Sunday, May 29, 2016

Unstuck in the Middle With You


Some friends I know who are recovering from addiction talk a lot about the bottom, the depth of depravity and desperation that they had to reach before they were willing to admit the problem at hand and seek help. I wonder sometimes if for many creators that an equally terrifying place is The Middle.

When I first get an idea that I'm excited about, I can't wait to make it happen. The hyper energized state is fun, and the initial productivity that comes through keeps my focus and consumes time in gluttonous bites. Momentum is effortless, and I'm driven to distraction in any activity that isn't related. It's all I can think about.

This beginning lasts until the inevitable Middle shows up. The Middle is usually heralded by a complication, an interruption, on an unanticipated obstacle. If you've ever encountered barre chords in a guitar lesson, you've met The Middle. Playing a barre chord requires greater hand strength than the open chords that were learned in early lessons. Barre chords are formed by holding down more than one string with one finger, sometimes holding all six strings with one finger. When I taught guitar lessons barre chords were often the stopping place for many students whose frustration overcame their initial interest.

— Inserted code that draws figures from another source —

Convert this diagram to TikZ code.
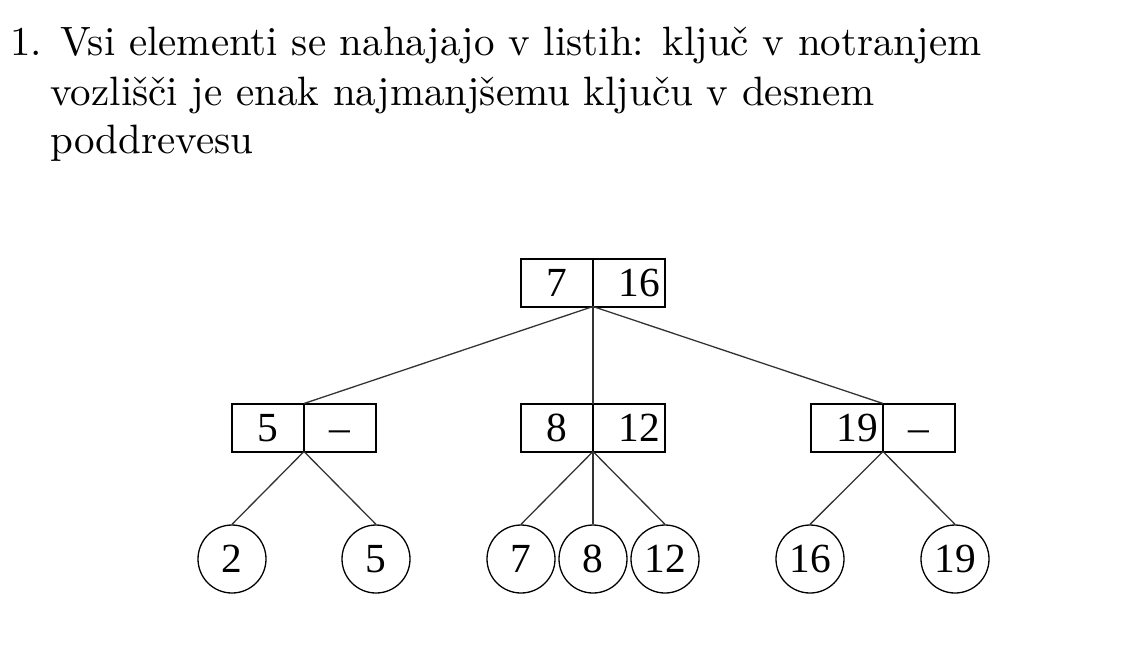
\documentclass[tikz,border=0pt]{standalone}
\usepackage{fontspec}
\newfontfamily\treefont{Liberation Serif}
\newfontfamily\headfont{lmroman10-regular.otf}
\usetikzlibrary{positioning}

\begin{document}
\begin{tikzpicture}[x=0.5pt,y=-0.5pt,
  cell/.style={draw,line width=1pt,minimum width=36pt,minimum height=24pt,
    text height=14pt,text depth=0pt,
    inner sep=0pt,outer sep=0pt,font=\treefont\fontsize{20.7}{24}\selectfont},
  wide/.style={text width=31pt,align=right},
  leaf/.style={draw,circle,line width=0.65pt,minimum size=34pt,inner sep=0pt,
    font=\treefont\fontsize{20.7}{24}\selectfont},
  head/.style={anchor=base west,inner sep=0pt,font=\headfont\fontsize{20.5}{24}\selectfont},
  edge/.style={line width=0.65pt,black!80}]

% Page frame
\useasboundingbox (0,0) rectangle (1125,655);

% Heading
\node[head] (t1) at (10,55) {1. Vsi elementi se nahajajo v listih: ključ v notranjem};
\node[head] (t2) at (50,105) {vozlišči je enak najmanjšemu ključu v desnem};
\node[head] (t3) at (50,153) {poddrevesu};

% Root
\node[cell] (k1a) at (557,282.5) {7};
\node[cell,wide,right=0pt of k1a] (k1b) {16};

% Inner nodes
\node[cell] (k2a) at (268,427.5) {5};
\node[cell,right=0pt of k2a] (k2b) {\textendash};
\node[cell] (k3a) at (557,427.5) {8};
\node[cell,wide,right=0pt of k3a] (k3b) {12};
\node[cell,wide] (k4a) at (847,427.5) {19};
\node[cell,right=0pt of k4a] (k4b) {\textendash};

% Leaves
\node[leaf] (l2)  at (232,559) {2};
\node[leaf] (l5)  at (376,559) {5};
\node[leaf] (l7)  at (521,559) {7};
\node[leaf] (l8)  at (593,559) {8};
\node[leaf] (l12) at (665,559) {12};
\node[leaf] (l16) at (810,559) {16};
\node[leaf] (l19) at (955,559) {19};

% Edges
\draw[edge] (k1a.south east) -- (k2a.north east);
\draw[edge] (k1a.south east) -- (k3a.north east);
\draw[edge] (k1a.south east) -- (k4a.north east);
\draw[edge] (k2a.south east) -- (l2.north);
\draw[edge] (k2a.south east) -- (l5.north);
\draw[edge] (k3a.south east) -- (l7.north);
\draw[edge] (k3a.south east) -- (l8.north);
\draw[edge] (k3a.south east) -- (l12.north);
\draw[edge] (k4a.south east) -- (l16.north);
\draw[edge] (k4a.south east) -- (l19.north);

\end{tikzpicture}
\end{document}
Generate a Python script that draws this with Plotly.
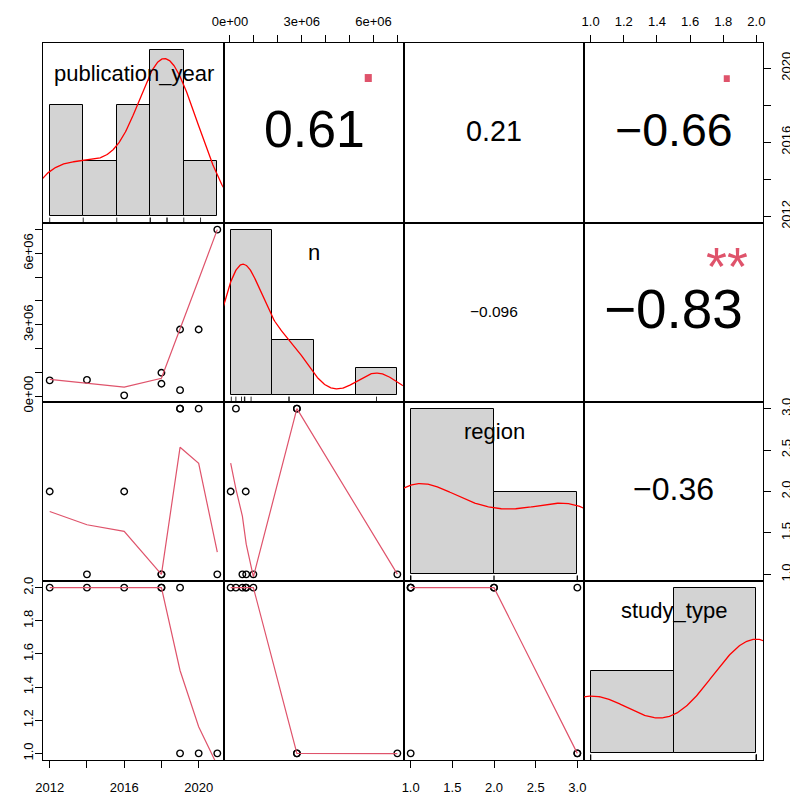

Every endeavor has a Middle. It might show up in the form of a necessary license, or an unexpected sales tax, or just some difficulty that could never have been predicted. It may even just show up as a plot twist in your novel that becomes impossible to resolve. You can tell The Middle has arrived when certain feelings start popping up. Frustration, ambivalence, apathy, maybe even the creative person's most common friends, depression, self doubt, and anxiety appear when The Middle is on the scene.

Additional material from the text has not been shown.